'''

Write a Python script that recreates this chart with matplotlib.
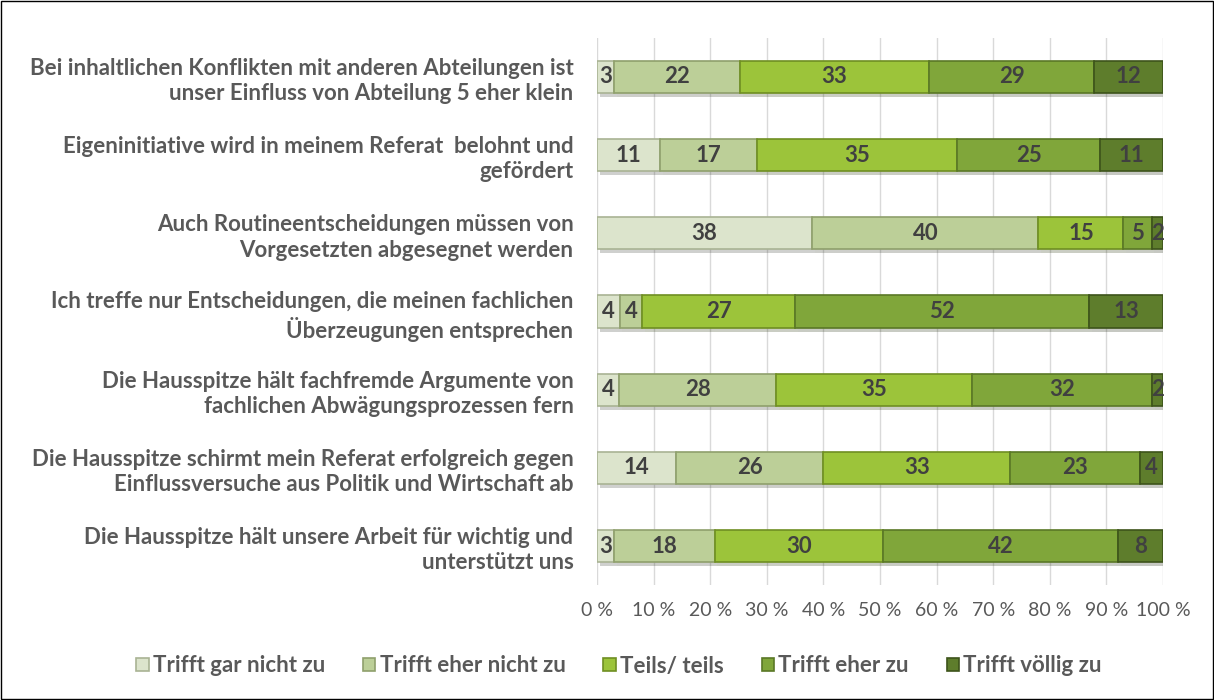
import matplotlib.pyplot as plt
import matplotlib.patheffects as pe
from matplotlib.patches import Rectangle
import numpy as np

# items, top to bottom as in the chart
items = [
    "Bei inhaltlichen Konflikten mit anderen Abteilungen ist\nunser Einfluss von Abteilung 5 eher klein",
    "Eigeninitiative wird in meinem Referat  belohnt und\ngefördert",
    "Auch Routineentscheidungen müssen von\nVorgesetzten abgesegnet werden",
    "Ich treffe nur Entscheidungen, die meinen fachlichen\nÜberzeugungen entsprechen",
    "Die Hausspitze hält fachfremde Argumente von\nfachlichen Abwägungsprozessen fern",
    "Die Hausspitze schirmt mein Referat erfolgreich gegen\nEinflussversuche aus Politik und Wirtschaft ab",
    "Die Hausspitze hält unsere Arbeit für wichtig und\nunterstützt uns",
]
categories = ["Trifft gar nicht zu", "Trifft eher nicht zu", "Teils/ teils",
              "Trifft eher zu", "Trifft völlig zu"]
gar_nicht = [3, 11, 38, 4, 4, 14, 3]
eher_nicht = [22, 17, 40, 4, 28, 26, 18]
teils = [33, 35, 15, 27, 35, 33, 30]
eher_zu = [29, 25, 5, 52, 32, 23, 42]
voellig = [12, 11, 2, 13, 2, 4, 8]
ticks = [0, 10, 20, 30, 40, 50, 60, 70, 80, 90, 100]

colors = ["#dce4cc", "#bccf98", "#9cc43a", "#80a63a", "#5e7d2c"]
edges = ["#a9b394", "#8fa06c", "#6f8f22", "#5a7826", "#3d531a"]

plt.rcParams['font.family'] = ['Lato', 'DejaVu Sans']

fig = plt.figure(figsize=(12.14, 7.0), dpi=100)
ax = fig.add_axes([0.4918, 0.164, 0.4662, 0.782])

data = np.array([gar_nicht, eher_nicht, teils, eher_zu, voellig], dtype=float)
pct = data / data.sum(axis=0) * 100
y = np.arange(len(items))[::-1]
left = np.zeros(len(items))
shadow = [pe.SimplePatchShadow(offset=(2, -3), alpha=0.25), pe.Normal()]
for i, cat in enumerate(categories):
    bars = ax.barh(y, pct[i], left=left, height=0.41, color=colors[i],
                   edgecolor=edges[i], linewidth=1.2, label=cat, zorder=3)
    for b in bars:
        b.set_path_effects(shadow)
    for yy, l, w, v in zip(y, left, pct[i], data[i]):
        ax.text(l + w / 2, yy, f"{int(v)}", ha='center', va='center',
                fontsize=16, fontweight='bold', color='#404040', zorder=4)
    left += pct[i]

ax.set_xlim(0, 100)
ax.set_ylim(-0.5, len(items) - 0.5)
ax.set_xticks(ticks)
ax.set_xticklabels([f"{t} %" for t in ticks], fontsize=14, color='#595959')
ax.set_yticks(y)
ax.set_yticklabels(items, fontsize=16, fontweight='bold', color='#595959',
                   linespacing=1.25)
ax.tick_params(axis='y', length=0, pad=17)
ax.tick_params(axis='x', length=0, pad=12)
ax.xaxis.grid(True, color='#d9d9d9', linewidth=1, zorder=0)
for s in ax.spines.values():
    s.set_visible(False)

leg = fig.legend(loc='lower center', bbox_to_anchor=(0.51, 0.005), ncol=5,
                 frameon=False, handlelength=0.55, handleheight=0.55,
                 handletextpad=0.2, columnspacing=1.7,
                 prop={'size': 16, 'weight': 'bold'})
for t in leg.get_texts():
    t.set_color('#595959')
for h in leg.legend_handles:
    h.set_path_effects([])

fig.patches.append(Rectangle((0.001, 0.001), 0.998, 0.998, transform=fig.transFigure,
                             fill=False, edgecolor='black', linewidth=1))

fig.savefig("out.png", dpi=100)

'''

WHAT IS ASKED: Copy the data word for word. Pictures do not go in the copy.

WRITTEN ANSWER:
Write a Python script that recreates this chart with matplotlib.
import matplotlib.pyplot as plt
import matplotlib.patheffects as pe
from matplotlib.patches import Rectangle
import numpy as np

# items, top to bottom as in the chart
items = [
    "Bei inhaltlichen Konflikten mit anderen Abteilungen ist\nunser Einfluss von Abteilung 5 eher klein",
    "Eigeninitiative wird in meinem Referat  belohnt und\ngefördert",
    "Auch Routineentscheidungen müssen von\nVorgesetzten abgesegnet werden",
    "Ich treffe nur Entscheidungen, die meinen fachlichen\nÜberzeugungen entsprechen",
    "Die Hausspitze hält fachfremde Argumente von\nfachlichen Abwägungsprozessen fern",
    "Die Hausspitze schirmt mein Referat erfolgreich gegen\nEinflussversuche aus Politik und Wirtschaft ab",
    "Die Hausspitze hält unsere Arbeit für wichtig und\nunterstützt uns",
]
categories = ["Trifft gar nicht zu", "Trifft eher nicht zu", "Teils/ teils",
              "Trifft eher zu", "Trifft völlig zu"]
gar_nicht = [3, 11, 38, 4, 4, 14, 3]
eher_nicht = [22, 17, 40, 4, 28, 26, 18]
teils = [33, 35, 15, 27, 35, 33, 30]
eher_zu = [29, 25, 5, 52, 32, 23, 42]
voellig = [12, 11, 2, 13, 2, 4, 8]
ticks = [0, 10, 20, 30, 40, 50, 60, 70, 80, 90, 100]

colors = ["#dce4cc", "#bccf98", "#9cc43a", "#80a63a", "#5e7d2c"]
edges = ["#a9b394", "#8fa06c", "#6f8f22", "#5a7826", "#3d531a"]

plt.rcParams['font.family'] = ['Lato', 'DejaVu Sans']

fig = plt.figure(figsize=(12.14, 7.0), dpi=100)
ax = fig.add_axes([0.4918, 0.164, 0.4662, 0.782])

data = np.array([gar_nicht, eher_nicht, teils, eher_zu, voellig], dtype=float)
pct = data / data.sum(axis=0) * 100
y = np.arange(len(items))[::-1]
left = np.zeros(len(items))
shadow = [pe.SimplePatchShadow(offset=(2, -3), alpha=0.25), pe.Normal()]
for i, cat in enumerate(categories):
    bars = ax.barh(y, pct[i], left=left, height=0.41, color=colors[i],
                   edgecolor=edges[i], linewidth=1.2, label=cat, zorder=3)
    for b in bars:
        b.set_path_effects(shadow)
    for yy, l, w, v in zip(y, left, pct[i], data[i]):
        ax.text(l + w / 2, yy, f"{int(v)}", ha='center', va='center',
                fontsize=16, fontweight='bold', color='#404040', zorder=4)
    left += pct[i]

ax.set_xlim(0, 100)
ax.set_ylim(-0.5, len(items) - 0.5)
ax.set_xticks(ticks)
ax.set_xticklabels([f"{t} %" for t in ticks], fontsize=14, color='#595959')
ax.set_yticks(y)
ax.set_yticklabels(items, fontsize=16, fontweight='bold', color='#595959',
                   linespacing=1.25)
ax.tick_params(axis='y', length=0, pad=17)
ax.tick_params(axis='x', length=0, pad=12)
ax.xaxis.grid(True, color='#d9d9d9', linewidth=1, zorder=0)
for s in ax.spines.values():
    s.set_visible(False)

leg = fig.legend(loc='lower center', bbox_to_anchor=(0.51, 0.005), ncol=5,
                 frameon=False, handlelength=0.55, handleheight=0.55,
                 handletextpad=0.2, columnspacing=1.7,
                 prop={'size': 16, 'weight': 'bold'})
for t in leg.get_texts():
    t.set_color('#595959')
for h in leg.legend_handles:
    h.set_path_effects([])

fig.patches.append(Rectangle((0.001, 0.001), 0.998, 0.998, transform=fig.transFigure,
                             fill=False, edgecolor='black', linewidth=1))

fig.savefig("out.png", dpi=100)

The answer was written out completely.